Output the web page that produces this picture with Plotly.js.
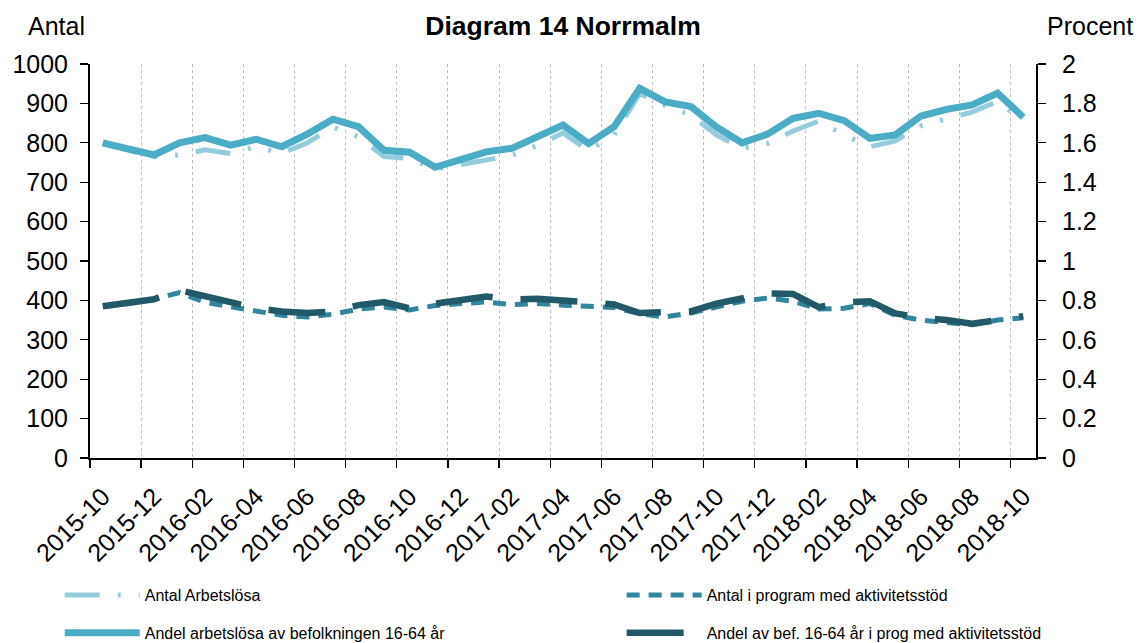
<!DOCTYPE html>
<html>
<head>
<meta charset="utf-8">
<script src="https://cdn.plot.ly/plotly-3.0.1.min.js"></script>
<style>html,body{margin:0;padding:0;background:#fff;}#chart{width:1139px;height:643px;}</style>
</head>
<body>
<div id="chart"></div>
<script>
const months = ['2015-10','2015-11','2015-12','2016-01','2016-02','2016-03','2016-04','2016-05','2016-06','2016-07','2016-08','2016-09','2016-10','2016-11','2016-12','2017-01','2017-02','2017-03','2017-04','2017-05','2017-06','2017-07','2017-08','2017-09','2017-10','2017-11','2017-12','2018-01','2018-02','2018-03','2018-04','2018-05','2018-06','2018-07','2018-08','2018-09','2018-10'];

const antalArbetslosa = [798,782,765,769,782,773,790,773,800,840,815,765,760,733,745,757,768,793,825,780,820,925,895,870,820,786,798,830,855,820,790,805,843,861,878,905,855];
const antalProgram = [385,392,403,420,395,383,374,362,358,365,378,383,376,387,392,396,389,392,388,385,382,366,358,368,384,398,406,398,378,380,392,362,350,345,338,350,356];
const andelArbetslosa = [1.60,1.57,1.538,1.60,1.626,1.588,1.618,1.58,1.644,1.72,1.682,1.562,1.552,1.476,1.514,1.554,1.572,1.628,1.69,1.596,1.682,1.876,1.808,1.784,1.68,1.60,1.644,1.724,1.75,1.712,1.622,1.64,1.736,1.77,1.792,1.852,1.73];
const andelProgram = [0.77,0.786,0.806,0.852,0.822,0.794,0.76,0.744,0.736,0.744,0.776,0.792,0.76,0.784,0.804,0.82,0.804,0.808,0.80,0.788,0.78,0.736,0.736,0.744,0.784,0.81,0.836,0.832,0.766,0.79,0.796,0.734,0.712,0.70,0.682,0.70,0.72];

const seriesNames = ['Antal Arbetslösa','Antal i program med aktivitetsstöd','Andel arbetslösa av befolkningen 16-64 år','Andel av bef. 16-64 år i prog med aktivitetsstöd'];

const FONT = '"Liberation Sans", Arial, Helvetica, sans-serif';

const traces = [
  {x: months, y: antalArbetslosa, name: seriesNames[0], type:'scatter', mode:'lines', yaxis:'y', xaxis:'x',
   line:{color:'#93CDDD', width:5, dash:'35px,18px,3px,18px,3px,18px'}, legend:'legend', legendgroup:'a'},
  {x: months, y: antalProgram, name: seriesNames[1], type:'scatter', mode:'lines', yaxis:'y', xaxis:'x',
   line:{color:'#31859C', width:5, dash:'13px,9px'}, legend:'legend2', legendgroup:'c'},
  {x: months, y: andelArbetslosa, name: seriesNames[2], type:'scatter', mode:'lines', yaxis:'y2', xaxis:'x',
   line:{color:'#4BACC6', width:7}, legend:'legend', legendgroup:'b'},
  {x: months, y: andelProgram, name: seriesNames[3], type:'scatter', mode:'lines', yaxis:'y2', xaxis:'x',
   line:{color:'#215968', width:6.5, dash:'57px,28px'}, legend:'legend2', legendgroup:'d'}
];

const layout = {
  width:1139, height:643,
  margin:{l:90, r:103, t:64, b:185, autoexpand:false},
  paper_bgcolor:'#fff', plot_bgcolor:'#fff',
  font:{family:FONT, color:'#000', size:16},
  title:{text:'<b>Diagram 14 Norrmalm</b>', font:{family:FONT, size:26.5, color:'#000'}, x:0.5, xref:'paper', xanchor:'center', y:1-26/643, yref:'container', yanchor:'middle'},
  showlegend:true,
  xaxis:{type:'category', range:[-0.5,36.5], tickson:'boundaries', tickmode:'linear', tick0:0, dtick:2,
    tickangle:-45, ticks:'outside', ticklen:8, tickwidth:1.3, tickcolor:'#000', automargin:false, ticklabelstandoff:12,
    showline:true, linecolor:'#000', linewidth:2, showgrid:true, gridcolor:'#bdbdbd', griddash:'dot', gridwidth:1,
    zeroline:false, tickfont:{family:FONT, size:25, color:'#000'}, fixedrange:true},
  xaxis3:{overlaying:'x', anchor:'y', type:'linear', range:[-0.5,36.5], tickmode:'linear', tick0:-0.5, dtick:2,
    ticks:'inside', ticklen:8, tickwidth:1.3, tickcolor:'#000', showticklabels:false, showline:false, showgrid:false, zeroline:false},
  xaxis4:{overlaying:'x', anchor:'y', side:'top', type:'linear', range:[0,1], ticks:'', showticklabels:false,
    showline:true, linecolor:'#8c8c8c', linewidth:2, showgrid:false, zeroline:false},
  yaxis:{range:[0,1000], tickmode:'linear', tick0:0, dtick:100, ticks:'outside', ticklen:8, tickwidth:1.3, tickcolor:'#000',
    showline:true, linecolor:'#000', linewidth:2, showgrid:false, zeroline:false, automargin:false,
    tickfont:{family:FONT, size:25, color:'#000'}, ticklabelstandoff:7, fixedrange:true},
  yaxis2:{overlaying:'y', side:'right', anchor:'x', range:[0,2], tickmode:'linear', tick0:0, dtick:0.2,
    ticks:'outside', ticklen:8, tickwidth:1.3, tickcolor:'#000', automargin:false,
    showline:true, linecolor:'#000', linewidth:2, showgrid:false, zeroline:false,
    tickfont:{family:FONT, size:25, color:'#000'}, ticklabelstandoff:11, fixedrange:true},
  yaxis3:{overlaying:'y', side:'left', anchor:'x', range:[0,1000], tickmode:'linear', tick0:0, dtick:100,
    ticks:'inside', ticklen:8, tickwidth:1.3, tickcolor:'#000', showticklabels:false, showline:false, showgrid:false, zeroline:false},
  yaxis4:{overlaying:'y', side:'right', anchor:'x', range:[0,2], tickmode:'linear', tick0:0, dtick:0.2,
    ticks:'inside', ticklen:8, tickwidth:1.3, tickcolor:'#000', showticklabels:false, showline:false, showgrid:false, zeroline:false},
  legend:{x:-0.032, xanchor:'left', y:-0.305, yanchor:'top', orientation:'v', traceorder:'grouped', tracegroupgap:14,
    font:{family:FONT, size:16, color:'#000'}, itemwidth:75, bgcolor:'rgba(0,0,0,0)', borderwidth:0},
  legend2:{x:0.562, xanchor:'left', y:-0.305, yanchor:'top', orientation:'v', traceorder:'grouped', tracegroupgap:14,
    font:{family:FONT, size:16, color:'#000'}, itemwidth:75, bgcolor:'rgba(0,0,0,0)', borderwidth:0},
  annotations:[
    {text:'Antal', xref:'paper', yref:'paper', x:(26-90)/946, y:(458-26)/394, xanchor:'left', yanchor:'middle', showarrow:false, font:{family:FONT, size:25, color:'#000'}},
    {text:'Procent', xref:'paper', yref:'paper', x:(1045-90)/946, y:(458-26)/394, xanchor:'left', yanchor:'middle', showarrow:false, font:{family:FONT, size:25, color:'#000'}}
  ]
};

Plotly.newPlot('chart', traces, layout, {displayModeBar:false, staticPlot:true});
</script>
</body>
</html>
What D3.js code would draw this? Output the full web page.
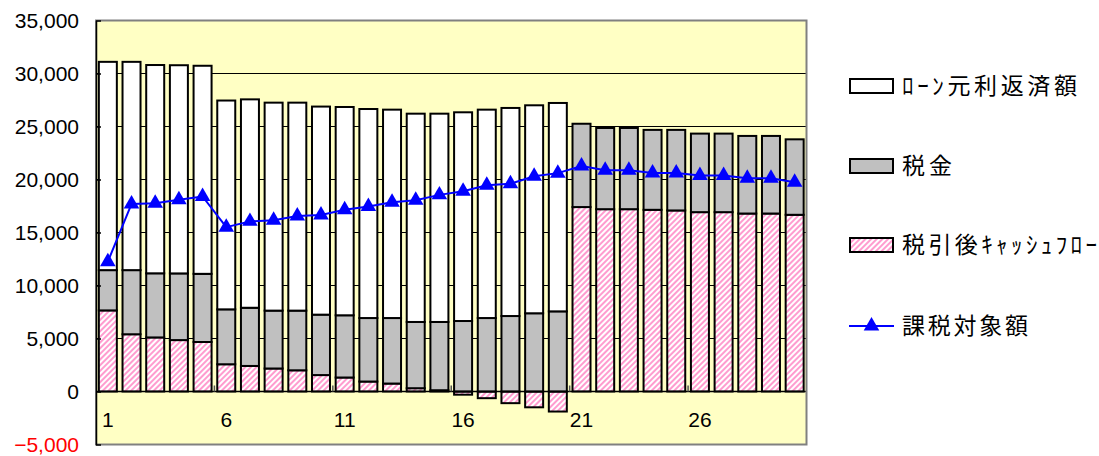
<!DOCTYPE html>
<html>
<head>
<meta charset="utf-8">
<script src="https://cdn.jsdelivr.net/npm/d3@7"></script>
<style>
  html, body { margin: 0; padding: 0; background: #ffffff; }
  svg { display: block; }
</style>
</head>
<body>
<svg id="chart" width="1099" height="456"></svg>
<script>
// Years of the projection
const categories = d3.range(1, 31);

// ローン元利返済額 (loan principal + interest repayment)
const loanRepayment = [19650, 19650, 19650, 19640, 19630, 19700, 19660, 19620, 19620, 19630,
                       19650, 19720, 19660, 19650, 19650, 19690, 19660, 19630, 19620, 19660,
                       0, 0, 0, 0, 0, 0, 0, 0, 0, 0];
// 税金 (tax)
const taxAmount = [3800, 6050, 6050, 6290, 6430, 5180, 5490, 5460, 5630, 5700,
                   5870, 5990, 6180, 6250, 6440, 6650, 6930, 7120, 7380, 7560,
                   7860, 7660, 7660, 7540, 7600, 7410, 7410, 7320, 7320, 7120];
// 税引後キャッシュフロー (after-tax cash flow)
const afterTaxCashFlow = [7650, 5400, 5100, 4850, 4670, 2570, 2410, 2170, 2000, 1550,
                          1320, 940, 750, 310, 120, -300, -630, -1100, -1490, -1890,
                          17400, 17200, 17200, 17140, 17080, 16920, 16920, 16790, 16790, 16670];
// 課税対象額 (taxable amount)
const taxableAmount = [12250, 17700, 17750, 18100, 18400, 15500, 16050, 16150, 16550, 16650,
                       17150, 17450, 17850, 18050, 18550, 18900, 19450, 19600, 20300, 20600,
                       21280, 20880, 20880, 20620, 20620, 20370, 20370, 20120, 20120, 19750];

const yTicks = [-5000, 0, 5000, 10000, 15000, 20000, 25000, 30000, 35000];
const xTickLabels = [1, 6, 11, 16, 21, 26];

const seriesNames = {
  loan: "ﾛｰﾝ元利返済額",
  tax: "税金",
  cf: "税引後ｷｬｯｼｭﾌﾛｰ",
  taxable: "課税対象額"
};

const svg = d3.select("#chart");
const plot = { left: 96, right: 806.5, top: 20.5, bottom: 444.5 };

const x = d3.scaleBand()
  .domain(categories)
  .range([plot.left, plot.right])
  .paddingInner(0.24)
  .paddingOuter(0.12);

const y = d3.scaleLinear()
  .domain([-5000, 35000])
  .range([plot.bottom, plot.top]);

// hatch for the after-tax cash flow
const defs = svg.append("defs");
const pat = defs.append("pattern")
  .attr("id", "hatch")
  .attr("patternUnits", "userSpaceOnUse")
  .attr("width", 4)
  .attr("height", 4)
  .attr("patternTransform", "rotate(45)");
pat.append("rect").attr("width", 4).attr("height", 4).attr("fill", "#ffffff");
pat.append("rect").attr("width", 2).attr("height", 4).attr("fill", "#ff9ccf");

// plot background
svg.append("rect")
  .attr("x", plot.left).attr("y", plot.top)
  .attr("width", plot.right - plot.left).attr("height", plot.bottom - plot.top)
  .attr("fill", "#ffffc4");

// horizontal gridlines
svg.append("g")
  .selectAll("line")
  .data(yTicks.filter(d => d > 0 && d < 35000))
  .join("line")
  .attr("x1", plot.left).attr("x2", plot.right)
  .attr("y1", d => y(d)).attr("y2", d => y(d))
  .attr("stroke", "#000").attr("stroke-width", 1);

// stacked bars
const rows = categories.map((c, i) => ({
  year: c, cf: afterTaxCashFlow[i], tax: taxAmount[i], loan: loanRepayment[i]
}));
const stack = d3.stack()
  .keys(["cf", "tax", "loan"])
  .offset(d3.stackOffsetDiverging);
const layers = stack(rows);
const fills = { cf: "url(#hatch)", tax: "#c0c0c0", loan: "#ffffff" };

svg.append("g")
  .selectAll("g")
  .data(layers)
  .join("g")
  .attr("fill", d => fills[d.key])
  .selectAll("rect")
  .data(d => d.filter(p => p[1] !== p[0]))
  .join("rect")
  .attr("x", d => x(d.data.year))
  .attr("width", x.bandwidth())
  .attr("y", d => y(Math.max(d[0], d[1])))
  .attr("height", d => Math.abs(y(d[0]) - y(d[1])))
  .attr("stroke", "#000")
  .attr("stroke-width", 2);

// category axis at zero
svg.append("line")
  .attr("x1", plot.left).attr("x2", plot.right)
  .attr("y1", y(0)).attr("y2", y(0))
  .attr("stroke", "#000").attr("stroke-width", 1.5);

// category tick marks every 5 years, between bars
const step = x.step();
svg.append("g")
  .selectAll("line")
  .data([5, 10, 15, 20, 25])
  .join("line")
  .attr("x1", d => x(d) + x.bandwidth() + (step - x.bandwidth()) / 2)
  .attr("x2", d => x(d) + x.bandwidth() + (step - x.bandwidth()) / 2)
  .attr("y1", y(0)).attr("y2", y(0) - 6)
  .attr("stroke", "#555").attr("stroke-width", 1.5);

// category labels
svg.append("g")
  .selectAll("text")
  .data(xTickLabels)
  .join("text")
  .attr("x", d => x(d) + x.bandwidth() / 2)
  .attr("y", 427)
  .attr("text-anchor", "middle")
  .attr("font-family", "Liberation Sans, Arial, sans-serif")
  .attr("font-size", 21)
  .attr("fill", "#000")
  .text(d => d);

// taxable amount line with triangle markers
const line = d3.line()
  .x((d, i) => x(categories[i]) + x.bandwidth() / 2)
  .y(d => y(d));
svg.append("path")
  .datum(taxableAmount)
  .attr("d", line)
  .attr("fill", "none")
  .attr("stroke", "#0000ff")
  .attr("stroke-width", 2);
const tri = d3.symbol().type(d3.symbolTriangle).size(105);
svg.append("g")
  .selectAll("path")
  .data(taxableAmount)
  .join("path")
  .attr("d", tri)
  .attr("transform", (d, i) => `translate(${x(categories[i]) + x.bandwidth() / 2},${y(d)})`)
  .attr("fill", "#0000ff");

// plot border
svg.append("rect")
  .attr("x", plot.left).attr("y", plot.top)
  .attr("width", plot.right - plot.left).attr("height", plot.bottom - plot.top)
  .attr("fill", "none")
  .attr("stroke", "#808080").attr("stroke-width", 2);

// value axis
const yAxis = d3.axisLeft(y)
  .tickValues(yTicks)
  .tickFormat(d3.format(","))
  .tickSizeInner(-5)
  .tickSizeOuter(0)
  .tickPadding(17);
const ya = svg.append("g")
  .attr("transform", `translate(${plot.left},0)`)
  .call(yAxis);
ya.select(".domain").attr("stroke", "#000").attr("stroke-width", 1.5);
ya.selectAll(".tick line").attr("stroke", "#000").attr("stroke-width", 1.5);
ya.selectAll(".tick text")
  .attr("font-family", "Liberation Sans, Arial, sans-serif")
  .attr("font-size", 21)
  .attr("fill", d => d < 0 ? "#ff0000" : "#000");

// legend
const legendItems = [
  { key: "loan", label: seriesNames.loan, cy: 86, len: 175 },
  { key: "tax", label: seriesNames.tax, cy: 166, len: 50 },
  { key: "cf", label: seriesNames.cf, cy: 245, len: 195 },
  { key: "taxable", label: seriesNames.taxable, cy: 326, len: 126 }
];
const lg = svg.append("g");
legendItems.forEach(item => {
  if (item.key === "taxable") {
    lg.append("line")
      .attr("x1", 849).attr("x2", 894)
      .attr("y1", item.cy).attr("y2", item.cy)
      .attr("stroke", "#0000ff").attr("stroke-width", 2);
    lg.append("path")
      .attr("d", tri)
      .attr("transform", `translate(871.5,${item.cy})`)
      .attr("fill", "#0000ff");
  } else {
    lg.append("rect")
      .attr("x", 850).attr("y", item.cy - 7)
      .attr("width", 43).attr("height", 14)
      .attr("fill", fills[item.key])
      .attr("stroke", "#000").attr("stroke-width", 2);
  }
  lg.append("text")
    .attr("x", 902)
    .attr("y", item.cy)
    .attr("dy", "0.36em")
    .attr("font-family", "Noto Sans CJK JP, sans-serif")
    .attr("font-size", 23)
    .attr("textLength", item.len)
    .attr("lengthAdjust", "spacing")
    .attr("fill", "#000")
    .text(item.label);
});
</script>
</body>
</html>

━━━━━━━━━━━━━━━━━━━━

REQUIRED WORK =
Count each line above in which the string "this" appears, then state only the total.

THE SOLUTION =
2